Willy waited while Ciampini wet his whistle with bourbon.

‘Tomorrow,’ the boss continued, ‘big cop funeral. For that dick Poof-Poof the kid whacked. Cops coming from across the continent, marching downtown with their big-sack bellies. Swing their arms. Lift up their knees. Turns out, the dead guy is partner to Cinq-Mars. I would’ve liked it was him he shot, but didn’t happen like that. OK, instead, tomorrow, before the funeral or in the middle or after, it’s his funeral anyway. We bury Cinq-Mars. A message to cops. Don’t mess with us. They been messing with us here, New York, Miami, fucking Chicago, Las Vegas. It stops here. Do it or arrange it, Willy. You want a war? You been pushing for a war? All I hear out of you. OK. But I want you in the fight yourself. Deep in. Not just putting it on me or on the Hells or on The Rabbit. You fight, too. You’re a killer now, turns out. Show me, Willy. Take Cinq-Mars out for a swim. Seal your place. Great opportunity. Any problem?’

Willy held the man’s gaze. ‘No problem,’ he said. ‘You bet, Mr Ciampini. This Cinq-Mars, he’s in the river.’

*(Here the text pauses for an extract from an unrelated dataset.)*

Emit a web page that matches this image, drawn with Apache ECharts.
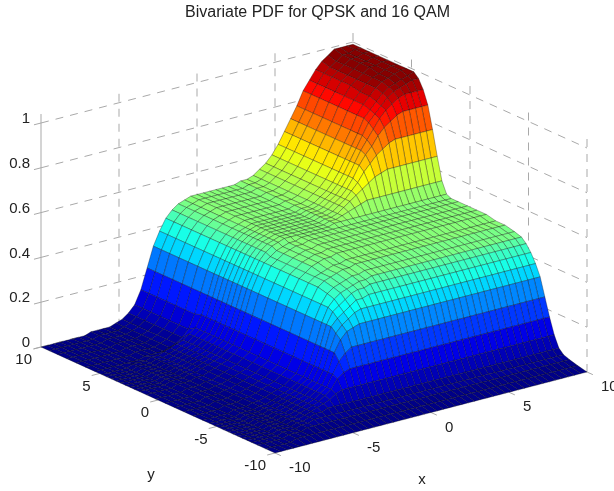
<!DOCTYPE html>
<html>
<head>
<meta charset="utf-8">
<style>
  html, body { margin: 0; background: #fff; }
  #chart { width: 614px; height: 491px; }
</style>
<script src="https://cdn.jsdelivr.net/npm/echarts@6/dist/echarts.min.js"></script>
</head>
<body>
<div id="chart"></div>
<script>
var chartTitle = 'Bivariate PDF for QPSK and 16 QAM'
var xValues = [-10, -9.6, -9.2, -8.8, -8.4, -8, -7.6, -7.2, -6.8, -6.4, -6, -5.6, -5.2, -4.8, -4.4, -4, -3.6, -3.2, -2.8, -2.4, -2, -1.6, -1.2, -0.8, -0.4, 0, 0.4, 0.8, 1.2, 1.6, 2, 2.4, 2.8, 3.2, 3.6, 4, 4.4, 4.8, 5.2, 5.6, 6, 6.4, 6.8, 7.2, 7.6, 8, 8.4, 8.8, 9.2, 9.6, 10]
var yValues = [-10, -9.2, -8.5, -8, -7.6, -7.2, -6.8, -6.4, -6, -5.6, -5.2, -4.8, -4.4, -3.8, -3, -2.2, -1.4, -0.6, 0.2, 1, 1.6, 2, 2.4, 2.8, 3.2, 3.6, 4, 4.4, 4.8, 5.4, 6.2, 7, 7.8, 8.6, 9.3, 10]
var xTicks = [-10, -5, 0, 5, 10]
var yTicks = [10, 5, 0, -5, -10]
var zTicks = [0, 0.2, 0.4, 0.6, 0.8, 1]
// pdf, in percent: one row per y value, one column per x value
var pdfPercent = [
  [0,0,0,0,0,0,0,0,0,0,0,0,0,0,0,0,0,0,0,0,0,0,0,0,0,0,0,0,0,0,0,0,0,0,0,0,0,0,0,0,0,0,0,0,0,0,0,0,0,0,0],
  [0,0,0,0,0,1,1,1,1,1,1,1,1,1,1,1,1,1,1,1,1,1,1,1,1,1,1,1,1,1,1,1,1,1,1,1,1,1,1,1,1,1,1,1,1,1,1,1,1,1,1],
  [0,0,0,0,0,1,1,1,2,2,2,2,2,2,2,2,2,2,2,2,2,2,2,2,2,2,2,2,2,2,2,2,2,2,2,2,2,2,2,2,2,2,2,2,2,2,2,2,2,2,2],
  [0,0,0,0,0,1,1,1,2,2,3,3,3,3,3,3,3,3,3,3,3,3,3,3,3,3,3,3,3,3,3,3,3,3,3,3,3,3,3,3,3,3,3,3,3,3,3,3,3,3,3],
  [0,0,0,0,0,1,1,1,2,2,3,4,4,5,5,5,5,5,5,5,5,5,5,5,5,5,5,5,5,5,5,5,5,5,5,5,5,5,5,5,5,5,5,5,5,5,5,5,5,5,5],
  [0,0,0,0,0,1,1,1,2,2,3,4,5,6,7,9,10,10,10,10,10,10,10,10,10,10,10,10,10,10,10,10,10,10,10,10,10,10,10,10,10,10,10,10,10,10,10,10,10,10,10],
  [0,0,0,0,0,1,1,1,2,2,3,4,5,6,8,10,14,16,17,17,17,17,17,17,17,17,17,17,17,17,17,17,17,17,17,17,17,17,17,17,17,17,17,17,17,17,17,17,17,17,17],
  [0,0,0,0,0,1,1,1,2,2,3,4,5,6,8,10,15,20,23,25,25,25,25,25,25,25,25,25,25,25,25,25,25,25,25,25,25,25,25,25,25,25,25,25,25,25,25,25,25,25,25],
  [0,0,0,0,0,1,1,1,2,2,3,4,5,6,8,10,15,23,28,31,32,33,33,33,33,33,33,33,33,33,33,33,33,33,33,33,33,33,33,33,33,33,33,33,33,33,33,33,33,33,33],
  [0,0,0,0,0,1,1,1,2,2,3,4,5,6,8,10,15,23,30,33,35,37,38,38,38,38,38,38,38,38,38,38,38,38,38,38,38,38,38,38,38,38,38,38,38,38,38,38,38,38,38],
  [0,0,0,0,0,1,1,1,2,2,3,4,5,6,8,10,15,23,32,35,37,39,41,41,42,42,42,42,42,42,42,42,42,42,42,42,42,42,42,42,42,42,42,42,42,42,42,42,42,42,42],
  [0,0,0,0,0,1,1,1,2,2,3,4,5,6,8,10,15,23,32,37,39,41,43,44,44,45,45,45,45,45,45,45,45,45,45,45,45,45,45,45,45,45,45,45,45,45,45,45,45,45,45],
  [0,0,0,0,0,1,1,1,2,2,3,4,5,6,8,10,15,23,32,38,41,43,44,45,46,46,47,47,47,47,47,47,47,47,47,47,47,47,47,47,47,47,47,47,47,47,47,47,47,47,47],
  [0,0,0,0,0,1,1,1,2,2,3,4,5,6,8,10,15,23,32,38,42,44,45,46,47,47,48,48,48,48,48,48,48,48,48,48,48,48,48,48,48,48,48,48,48,48,48,48,48,48,48],
  [0,0,0,0,0,1,1,1,2,2,3,4,5,6,8,10,15,23,32,38,43,45,46,47,48,48,49,49,49,49,49,49,49,49,49,49,49,49,49,49,49,49,49,49,49,49,49,49,49,49,49],
  [0,0,0,0,0,1,1,1,2,2,3,4,5,6,8,10,15,23,32,38,43,45,46,47,48,48,49,49,49,49,49,49,49,49,49,49,49,49,49,49,49,49,49,49,49,49,49,49,49,49,49],
  [0,0,0,0,0,1,1,1,2,2,3,4,5,6,8,10,15,23,32,38,43,45,47,48,49,49,50,50,50,50,50,50,50,50,50,50,50,50,50,50,50,50,50,50,50,50,50,50,50,50,50],
  [0,0,0,0,0,1,1,1,2,2,3,4,5,6,8,10,15,23,32,38,43,45,47,48,49,49,50,50,50,50,50,50,50,50,50,50,50,50,50,50,50,50,50,50,50,50,50,50,50,50,50],
  [0,0,0,0,0,1,1,1,2,2,3,4,5,6,8,10,15,23,32,38,43,45,47,48,49,49,50,50,50,50,50,50,50,50,50,50,50,50,50,50,50,50,50,50,50,50,50,50,50,50,50],
  [0,0,0,0,0,1,1,1,2,2,3,4,5,6,8,10,15,23,32,38,43,45,47,48,49,49,50,50,50,50,50,50,50,50,50,50,50,50,50,50,50,50,50,50,50,50,50,50,50,50,50],
  [0,0,0,0,0,1,1,1,2,2,3,4,5,6,8,10,15,23,32,38,43,45,47,48,49,49,50,50,50,50,50,50,50,50,50,50,50,50,50,50,50,50,50,50,50,50,50,50,50,50,50],
  [0,0,0,0,0,1,1,1,2,2,3,4,5,6,8,10,15,23,32,38,43,46,48,49,50,50,50,50,50,50,50,50,51,51,51,51,51,51,51,51,51,51,51,51,51,51,51,51,51,51,51],
  [0,0,0,0,0,1,1,1,2,2,3,4,5,6,8,10,15,23,32,38,43,46,48,49,50,50,50,50,50,50,50,50,51,51,52,53,54,55,56,56,56,56,56,56,56,56,56,56,56,56,56],
  [0,0,0,0,0,1,1,1,2,2,3,4,5,6,8,10,15,23,32,38,43,46,48,49,50,50,50,50,50,50,50,50,51,51,52,54,56,58,60,62,64,65,66,66,66,66,66,66,66,66,66],
  [0,0,0,0,0,1,1,1,2,2,3,4,5,6,8,10,15,23,32,38,43,46,48,49,50,50,50,50,50,50,50,50,51,51,52,54,56,59,62,66,69,72,74,76,77,77,77,77,77,77,77],
  [0,0,0,0,0,1,1,1,2,2,3,4,5,6,8,10,15,23,32,38,43,46,48,49,50,50,50,50,50,50,50,50,51,51,52,54,56,59,63,68,72,75,79,82,84,86,87,87,87,87,87],
  [0,0,0,0,0,1,1,1,2,2,3,4,5,6,8,10,15,23,32,38,43,46,48,49,50,50,50,50,50,50,50,50,51,51,52,54,56,59,63,68,73,77,81,85,88,90,92,93,93,93,93],
  [0,0,0,0,0,1,1,1,2,2,3,4,5,6,8,10,15,23,32,38,43,46,48,49,50,50,50,50,50,50,50,50,51,51,52,54,56,59,63,68,73,78,83,86,89,92,94,95,96,97,97],
  [0,0,0,0,0,1,1,1,2,2,3,4,5,6,8,10,15,23,32,38,43,46,48,49,50,50,50,50,50,50,50,50,51,51,52,54,56,59,63,68,73,78,84,87,90,93,95,96,97,98,99],
  [0,0,0,0,0,0,0,0,1,1,1,1,2,3,5,8,14,23,32,38,43,46,48,49,50,50,50,50,50,50,50,50,51,51,52,54,56,59,63,68,73,78,84,88,91,94,96,97,98,99,99],
  [0,0,0,0,0,0,0,0,1,1,1,1,2,3,5,8,14,23,32,38,43,46,48,49,50,50,50,50,50,50,50,50,51,51,52,54,56,59,63,68,73,78,84,88,91,94,96,97,98,99,99],
  [0,0,0,0,0,0,0,0,1,1,1,1,2,3,5,8,14,23,32,38,43,46,48,49,50,50,50,50,50,50,50,50,51,51,52,54,56,59,63,68,73,78,84,88,92,94,96,98,98,99,99],
  [0,0,0,0,0,0,0,0,1,1,1,1,2,3,5,8,14,23,32,38,43,46,48,49,50,50,50,50,50,50,50,50,51,51,52,54,56,59,63,68,73,78,84,88,92,94,96,98,98,99,99],
  [0,0,0,0,0,0,0,0,1,1,1,1,2,3,5,8,14,23,32,38,43,46,48,49,50,50,50,50,50,50,50,50,51,51,52,54,56,59,63,68,73,78,84,88,92,94,96,98,98,99,99],
  [0,0,0,0,0,0,0,0,1,1,1,1,2,3,5,8,14,23,32,38,43,46,48,49,50,50,50,50,50,50,50,50,51,51,52,54,56,59,63,68,73,78,84,88,92,94,96,98,98,99,99],
  [0,0,0,0,0,0,0,0,1,1,1,1,2,3,5,8,14,23,32,38,43,46,48,49,50,50,50,50,50,50,50,50,51,51,52,54,56,59,63,68,73,78,84,88,92,95,97,99,99,99,99]
]

var font = '15px "Liberation Sans", Arial, sans-serif'
var textColor = '#222'
var gridColor = '#a9a9a9'
var zTop = 1.04
var colorMax = 0.97

// orthographic view, gives a point on the flat picture axes
function project(x, y, z) {
  return [
    275 + (x + 10) * 15.6 - (y + 10) * 11.7,
    453 - (x + 10) * 4.05 - (y + 10) * 5.3 - z * 224
  ]
}

// matlab jet, 64 steps
function jet(v) {
  var t = (Math.min(63, Math.floor(v / colorMax * 64)) + 0.5) / 64
  function ch(c) {
    return Math.round(255 * Math.max(0, Math.min(1, 1.5 - Math.abs(4 * t - c))))
  }
  return 'rgb(' + ch(3) + ',' + ch(2) + ',' + ch(1) + ')'
}

function wallLine(api, a, b, dashed) {
  var p = api.coord(project(a[0], a[1], a[2]))
  var q = api.coord(project(b[0], b[1], b[2]))
  return {
    type: 'line',
    shape: { x1: p[0], y1: p[1], x2: q[0], y2: q[1] },
    style: { stroke: gridColor, lineWidth: 1, lineDash: dashed ? [8, 7] : null }
  }
}

function renderWalls(params, api) {
  var parts = []
  zTicks.forEach(function (z) {
    parts.push(wallLine(api, [-10, 10, z], [10, 10, z], true))
    parts.push(wallLine(api, [10, 10, z], [10, -10, z], true))
    parts.push(wallLine(api, [-10, 10, z], [-10.45, 10, z], false))
  })
  xTicks.forEach(function (x) {
    if (x > -10) parts.push(wallLine(api, [x, 10, 0], [x, 10, zTop], true))
    parts.push(wallLine(api, [x, -10, 0], [x, -10.5, 0], false))
  })
  yTicks.forEach(function (y) {
    if (y < 10) parts.push(wallLine(api, [10, y, 0], [10, y, zTop], true))
    parts.push(wallLine(api, [-10, y, 0], [-10.5, y, 0], false))
  })
  parts.push(wallLine(api, [-10, 10, 0], [-10, 10, zTop], false))
  return { type: 'group', children: parts }
}

function renderCell(params, api) {
  var i = api.value(0)
  var j = api.value(1)
  var corners = [[i, j], [i + 1, j], [i + 1, j + 1], [i, j + 1]].map(function (c) {
    return api.coord(project(xValues[c[0]], yValues[c[1]], pdfPercent[c[1]][c[0]] / 100))
  })
  return {
    type: 'polygon',
    shape: { points: corners },
    style: { fill: jet(pdfPercent[j][i] / 100), stroke: 'rgba(0,0,0,0.5)', lineWidth: 0.6 }
  }
}

function label(api, text, at, dx, dy, align) {
  var p = api.coord(project(at[0], at[1], at[2]))
  return {
    type: 'text',
    style: { text: text, x: p[0] + dx, y: p[1] + dy, align: align, verticalAlign: 'middle', font: font, fill: textColor }
  }
}

function renderLabels(params, api) {
  var parts = []
  zTicks.forEach(function (z) {
    parts.push(label(api, String(z), [-10, 10, z], -11, -4, 'right'))
  })
  xTicks.forEach(function (x) {
    parts.push(label(api, String(x), [x, -10, 0], 14, 15, 'left'))
  })
  yTicks.forEach(function (y) {
    parts.push(label(api, String(y), [-10, y, 0], -9, 13, 'right'))
  })
  parts.push(label(api, 'x', [0, -10, 0], -9, 67, 'center'))
  parts.push(label(api, 'y', [-10, 0, 0], -7, 75, 'center'))
  return { type: 'group', children: parts }
}

// back cells first so the front ones paint over them
var cells = []
for (var j = yValues.length - 2; j >= 0; j--) {
  for (var i = xValues.length - 2; i >= 0; i--) {
    cells.push([i, j])
  }
}

var chart = echarts.init(document.getElementById('chart'))
chart.setOption({
  animation: false,
  title: {
    text: chartTitle,
    left: 180,
    top: 0,
    textStyle: { fontFamily: '"Liberation Sans", Arial, sans-serif', fontWeight: 'normal', fontSize: 16, color: textColor }
  },
  grid: { left: 0, right: 0, top: 0, bottom: 0 },
  xAxis: { type: 'value', min: 0, max: 614, show: false },
  yAxis: { type: 'value', min: 0, max: 491, inverse: true, show: false },
  series: [
    { type: 'custom', z: 1, silent: true, clip: false, data: [[0, 0]], renderItem: renderWalls },
    { type: 'custom', z: 2, silent: true, clip: false, progressive: 0, data: cells, renderItem: renderCell },
    { type: 'custom', z: 3, silent: true, clip: false, data: [[0, 0]], renderItem: renderLabels }
  ]
})
</script>
</body>
</html>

‘Good.’ Ciampini lounged back on his sofa, pulled one leg up and extended it across the seat. ‘I didn’t want you to think you can open a dam, let the water out, without you don’t get wet yourself.’

‘Understood. I’ll dive in, boss. Deep as you want.’

‘Good. Drink your bourbon, Willy. Then plan this. You got a brain. My advice? The voice of experience? Don’t leave nothing to chance.’

Willy had arrived at the farm on a whim. Now he sensed that Ciampini had expected him to show up all along.